Problem statement ::
From the listing that follows, output everything exactly except the pictures.

Supplied information ::
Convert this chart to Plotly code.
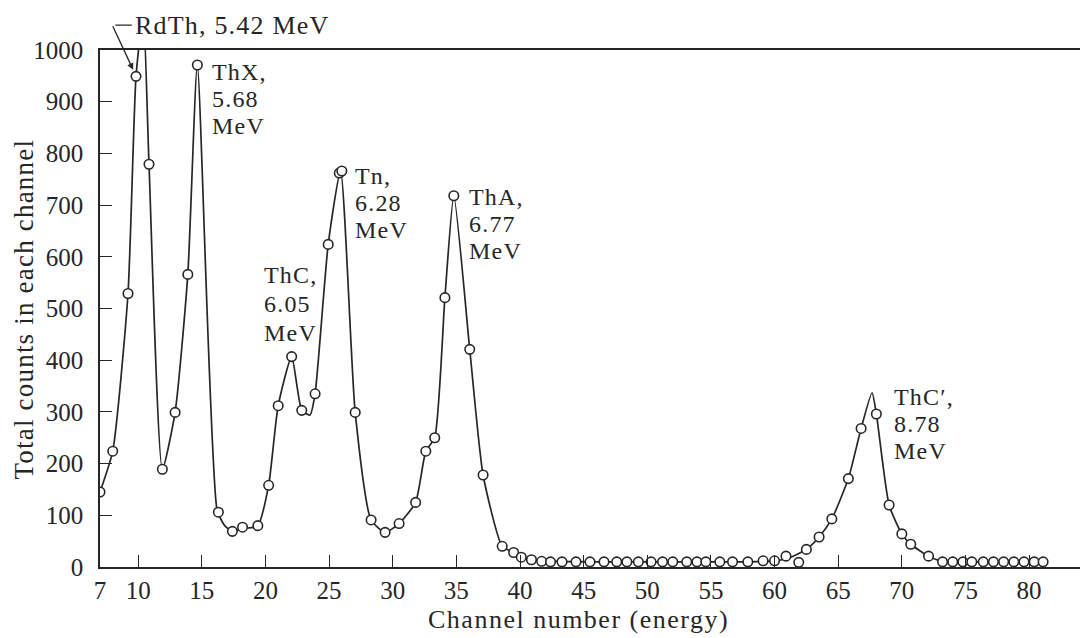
import plotly.graph_objects as go

# Measured counts per channel (open circles)
channel = [7.0, 8.0, 9.2, 9.83, 10.85, 11.9, 12.9, 13.9, 14.65, 16.3, 17.4, 18.2, 19.4,
           20.25, 21.0, 22.06, 22.85, 23.9, 24.93, 25.8, 26.0, 27.05, 28.3, 29.4, 30.5,
           31.8, 32.6, 33.3, 34.1, 34.8, 36.05, 37.1, 38.6, 39.5, 40.1, 40.9, 41.7,
           42.4, 43.3, 44.4, 45.5, 46.6, 47.6, 48.4, 49.3, 50.3, 51.2, 52.0, 53.1,
           53.9, 54.6, 55.7, 56.7, 57.9, 59.1, 60.0, 60.9, 61.9, 62.5, 63.5, 64.5,
           65.8, 66.8, 68.0, 69.0, 70.0, 70.7, 72.1, 73.2, 74.0, 74.8, 75.5, 76.4,
           77.2, 78.0, 78.8, 79.6, 80.4, 81.1]
counts = [145, 224, 529, 949, 779, 189, 299, 566, 971, 106, 69, 77, 80,
          158, 312, 407, 303, 335, 624, 762, 766, 299, 91, 67, 84,
          125, 224, 250, 521, 718, 421, 178, 40, 28, 19, 14, 11,
          10, 10, 10, 10, 10, 10, 10, 10, 10, 10, 10, 10,
          10, 10, 10, 10, 10, 12, 12, 21, 9, 34, 58, 93,
          171, 268, 296, 120, 64, 44, 21, 10, 10, 10, 10, 10,
          10, 10, 10, 10, 10, 10]

# Hand-drawn smooth curve through the spectrum (vertices of the fitted line)
curve_x = [7.0, 8.0, 9.2, 9.83, 10.4, 10.85, 11.9, 12.9, 13.9, 14.65, 16.2, 16.8, 17.4,
           18.2, 19.4, 20.25, 21.0, 22.06, 22.85, 23.5, 23.9, 24.93, 25.9, 27.05,
           28.3, 29.4, 30.5, 31.8, 32.6, 33.3, 34.1, 34.8, 36.05, 37.1, 38.6, 39.5,
           40.1, 41.0, 43.0, 50.0, 58.0, 60.0, 61.0, 62.5, 63.5, 64.5, 65.8, 66.8,
           67.66, 68.0, 69.0, 70.0, 70.7, 72.1, 73.2, 76.0, 81.1]
curve_y = [145, 224, 529, 949, 1070, 779, 189, 299, 566, 971, 110, 80, 69,
           74, 80, 158, 312, 407, 303, 294, 335, 624, 766, 299,
           91, 67, 84, 125, 224, 250, 521, 718, 421, 178, 40, 28,
           19, 14, 11, 10, 10, 12, 16, 34, 58, 93, 171, 268,
           337, 296, 120, 64, 44, 21, 11, 10, 10]

# Peak labels: (channel of left edge, count of first line, lines)
label_x = [15.64, 19.73, 26.87, 35.83, 69.22]
label_y = [957, 565, 756, 716, 329]
label_lines = [["ThX,", "5.68", "MeV"],
               ["ThC,", "6.05", "MeV"],
               ["Tn,", "6.28", "MeV"],
               ["ThA,", "6.77", "MeV"],
               ["ThC\u2032,", "8.78", "MeV"]]
label_gap = [27, 29, 27, 27, 27]

x_ticks = [7, 10, 15, 20, 25, 30, 35, 40, 45, 50, 55, 60, 65, 70, 75, 80]
y_ticks = list(range(0, 1001, 100))

INK = "#262626"
FONT = "Liberation Serif"
LABEL_SIZE = 24


def spaced(text, px):
    return f"<span style='letter-spacing:{px}px'>{text}</span>"


fig = go.Figure()
fig.add_trace(go.Scatter(
    x=curve_x, y=curve_y, mode="lines",
    line=dict(color=INK, width=1.7, shape="spline", smoothing=0.55),
    hoverinfo="skip", showlegend=False))
fig.add_trace(go.Scatter(
    x=channel, y=counts, mode="markers",
    marker=dict(symbol="circle", size=9.5, color="white",
                line=dict(color=INK, width=1.6)),
    showlegend=False))

annotations = []
for lx, ly, lines, gap in zip(label_x, label_y, label_lines, label_gap):
    for i, txt in enumerate(lines):
        annotations.append(dict(
            x=lx, y=ly, xref="x", yref="y", text=spaced(txt, 1.2), showarrow=False,
            xanchor="left", yanchor="middle", yshift=-gap * i,
            font=dict(family=FONT, size=LABEL_SIZE, color=INK)))

# RdTh peak runs off the top of the frame: label above it with a pointer
annotations.append(dict(
    x=9.59, y=1.048, xref="x", yref="paper", text=spaced("RdTh, 5.42 MeV", 1.2),
    showarrow=False, xanchor="left", yanchor="middle",
    font=dict(family=FONT, size=LABEL_SIZE + 2, color=INK)))
annotations.append(dict(
    x=9.5, y=1.048, xref="x", yref="paper", text="", showarrow=True,
    ax=-18, ay=0, arrowhead=0, arrowwidth=1.3, arrowcolor=INK, standoff=0))
annotations.append(dict(
    x=9.6, y=962, xref="x", yref="y", text="", showarrow=True,
    ax=-21, ay=-45, arrowhead=2, arrowsize=1.0, arrowwidth=1.3,
    arrowcolor=INK, standoff=0))

# Axis titles
annotations.append(dict(
    x=0.488, y=-0.133, xref="paper", yref="paper",
    text=spaced("Channel number (energy)", 1.5),
    showarrow=False, xanchor="center", yanchor="bottom",
    font=dict(family=FONT, size=26, color=INK)))
annotations.append(dict(
    x=-0.0776, y=0.5, xref="paper", yref="paper",
    text=spaced("Total counts in each channel", 1.2),
    showarrow=False, xanchor="center", yanchor="middle", textangle=-90,
    font=dict(family=FONT, size=27, color=INK)))

fig.update_layout(
    width=1080, height=638,
    margin=dict(l=100, r=0, t=50, b=71),
    paper_bgcolor="white", plot_bgcolor="white",
    annotations=annotations,
    font=dict(family=FONT, color=INK),
    xaxis=dict(range=[7, 84], tickvals=x_ticks, ticktext=[str(v) for v in x_ticks],
               ticks="inside", ticklen=12, tickwidth=1.4, tickcolor=INK,
               showline=True, linecolor=INK, linewidth=1.6, mirror=True,
               showgrid=False, zeroline=False,
               tickfont=dict(family=FONT, size=25, color=INK)),
    yaxis=dict(range=[0, 1000], tickvals=y_ticks,
               ticks="inside", ticklen=12, tickwidth=1.4, tickcolor=INK,
               showline=True, linecolor=INK, linewidth=1.6, mirror=False,
               showgrid=False, zeroline=False, ticklabelstandoff=10,
               tickfont=dict(family=FONT, size=25, color=INK)),
)

fig.write_html("out.html")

Answer to this exercise ::
Convert this chart to Plotly code.
import plotly.graph_objects as go

# Measured counts per channel (open circles)
channel = [7.0, 8.0, 9.2, 9.83, 10.85, 11.9, 12.9, 13.9, 14.65, 16.3, 17.4, 18.2, 19.4,
           20.25, 21.0, 22.06, 22.85, 23.9, 24.93, 25.8, 26.0, 27.05, 28.3, 29.4, 30.5,
           31.8, 32.6, 33.3, 34.1, 34.8, 36.05, 37.1, 38.6, 39.5, 40.1, 40.9, 41.7,
           42.4, 43.3, 44.4, 45.5, 46.6, 47.6, 48.4, 49.3, 50.3, 51.2, 52.0, 53.1,
           53.9, 54.6, 55.7, 56.7, 57.9, 59.1, 60.0, 60.9, 61.9, 62.5, 63.5, 64.5,
           65.8, 66.8, 68.0, 69.0, 70.0, 70.7, 72.1, 73.2, 74.0, 74.8, 75.5, 76.4,
           77.2, 78.0, 78.8, 79.6, 80.4, 81.1]
counts = [145, 224, 529, 949, 779, 189, 299, 566, 971, 106, 69, 77, 80,
          158, 312, 407, 303, 335, 624, 762, 766, 299, 91, 67, 84,
          125, 224, 250, 521, 718, 421, 178, 40, 28, 19, 14, 11,
          10, 10, 10, 10, 10, 10, 10, 10, 10, 10, 10, 10,
          10, 10, 10, 10, 10, 12, 12, 21, 9, 34, 58, 93,
          171, 268, 296, 120, 64, 44, 21, 10, 10, 10, 10, 10,
          10, 10, 10, 10, 10, 10]

# Hand-drawn smooth curve through the spectrum (vertices of the fitted line)
curve_x = [7.0, 8.0, 9.2, 9.83, 10.4, 10.85, 11.9, 12.9, 13.9, 14.65, 16.2, 16.8, 17.4,
           18.2, 19.4, 20.25, 21.0, 22.06, 22.85, 23.5, 23.9, 24.93, 25.9, 27.05,
           28.3, 29.4, 30.5, 31.8, 32.6, 33.3, 34.1, 34.8, 36.05, 37.1, 38.6, 39.5,
           40.1, 41.0, 43.0, 50.0, 58.0, 60.0, 61.0, 62.5, 63.5, 64.5, 65.8, 66.8,
           67.66, 68.0, 69.0, 70.0, 70.7, 72.1, 73.2, 76.0, 81.1]
curve_y = [145, 224, 529, 949, 1070, 779, 189, 299, 566, 971, 110, 80, 69,
           74, 80, 158, 312, 407, 303, 294, 335, 624, 766, 299,
           91, 67, 84, 125, 224, 250, 521, 718, 421, 178, 40, 28,
           19, 14, 11, 10, 10, 12, 16, 34, 58, 93, 171, 268,
           337, 296, 120, 64, 44, 21, 11, 10, 10]

# Peak labels: (channel of left edge, count of first line, lines)
label_x = [15.64, 19.73, 26.87, 35.83, 69.22]
label_y = [957, 565, 756, 716, 329]
label_lines = [["ThX,", "5.68", "MeV"],
               ["ThC,", "6.05", "MeV"],
               ["Tn,", "6.28", "MeV"],
               ["ThA,", "6.77", "MeV"],
               ["ThC\u2032,", "8.78", "MeV"]]
label_gap = [27, 29, 27, 27, 27]

x_ticks = [7, 10, 15, 20, 25, 30, 35, 40, 45, 50, 55, 60, 65, 70, 75, 80]
y_ticks = list(range(0, 1001, 100))

INK = "#262626"
FONT = "Liberation Serif"
LABEL_SIZE = 24


def spaced(text, px):
    return f"<span style='letter-spacing:{px}px'>{text}</span>"


fig = go.Figure()
fig.add_trace(go.Scatter(
    x=curve_x, y=curve_y, mode="lines",
    line=dict(color=INK, width=1.7, shape="spline", smoothing=0.55),
    hoverinfo="skip", showlegend=False))
fig.add_trace(go.Scatter(
    x=channel, y=counts, mode="markers",
    marker=dict(symbol="circle", size=9.5, color="white",
                line=dict(color=INK, width=1.6)),
    showlegend=False))

annotations = []
for lx, ly, lines, gap in zip(label_x, label_y, label_lines, label_gap):
    for i, txt in enumerate(lines):
        annotations.append(dict(
            x=lx, y=ly, xref="x", yref="y", text=spaced(txt, 1.2), showarrow=False,
            xanchor="left", yanchor="middle", yshift=-gap * i,
            font=dict(family=FONT, size=LABEL_SIZE, color=INK)))

# RdTh peak runs off the top of the frame: label above it with a pointer
annotations.append(dict(
    x=9.59, y=1.048, xref="x", yref="paper", text=spaced("RdTh, 5.42 MeV", 1.2),
    showarrow=False, xanchor="left", yanchor="middle",
    font=dict(family=FONT, size=LABEL_SIZE + 2, color=INK)))
annotations.append(dict(
    x=9.5, y=1.048, xref="x", yref="paper", text="", showarrow=True,
    ax=-18, ay=0, arrowhead=0, arrowwidth=1.3, arrowcolor=INK, standoff=0))
annotations.append(dict(
    x=9.6, y=962, xref="x", yref="y", text="", showarrow=True,
    ax=-21, ay=-45, arrowhead=2, arrowsize=1.0, arrowwidth=1.3,
    arrowcolor=INK, standoff=0))

# Axis titles
annotations.append(dict(
    x=0.488, y=-0.133, xref="paper", yref="paper",
    text=spaced("Channel number (energy)", 1.5),
    showarrow=False, xanchor="center", yanchor="bottom",
    font=dict(family=FONT, size=26, color=INK)))
annotations.append(dict(
    x=-0.0776, y=0.5, xref="paper", yref="paper",
    text=spaced("Total counts in each channel", 1.2),
    showarrow=False, xanchor="center", yanchor="middle", textangle=-90,
    font=dict(family=FONT, size=27, color=INK)))

fig.update_layout(
    width=1080, height=638,
    margin=dict(l=100, r=0, t=50, b=71),
    paper_bgcolor="white", plot_bgcolor="white",
    annotations=annotations,
    font=dict(family=FONT, color=INK),
    xaxis=dict(range=[7, 84], tickvals=x_ticks, ticktext=[str(v) for v in x_ticks],
               ticks="inside", ticklen=12, tickwidth=1.4, tickcolor=INK,
               showline=True, linecolor=INK, linewidth=1.6, mirror=True,
               showgrid=False, zeroline=False,
               tickfont=dict(family=FONT, size=25, color=INK)),
    yaxis=dict(range=[0, 1000], tickvals=y_ticks,
               ticks="inside", ticklen=12, tickwidth=1.4, tickcolor=INK,
               showline=True, linecolor=INK, linewidth=1.6, mirror=False,
               showgrid=False, zeroline=False, ticklabelstandoff=10,
               tickfont=dict(family=FONT, size=25, color=INK)),
)

fig.write_html("out.html")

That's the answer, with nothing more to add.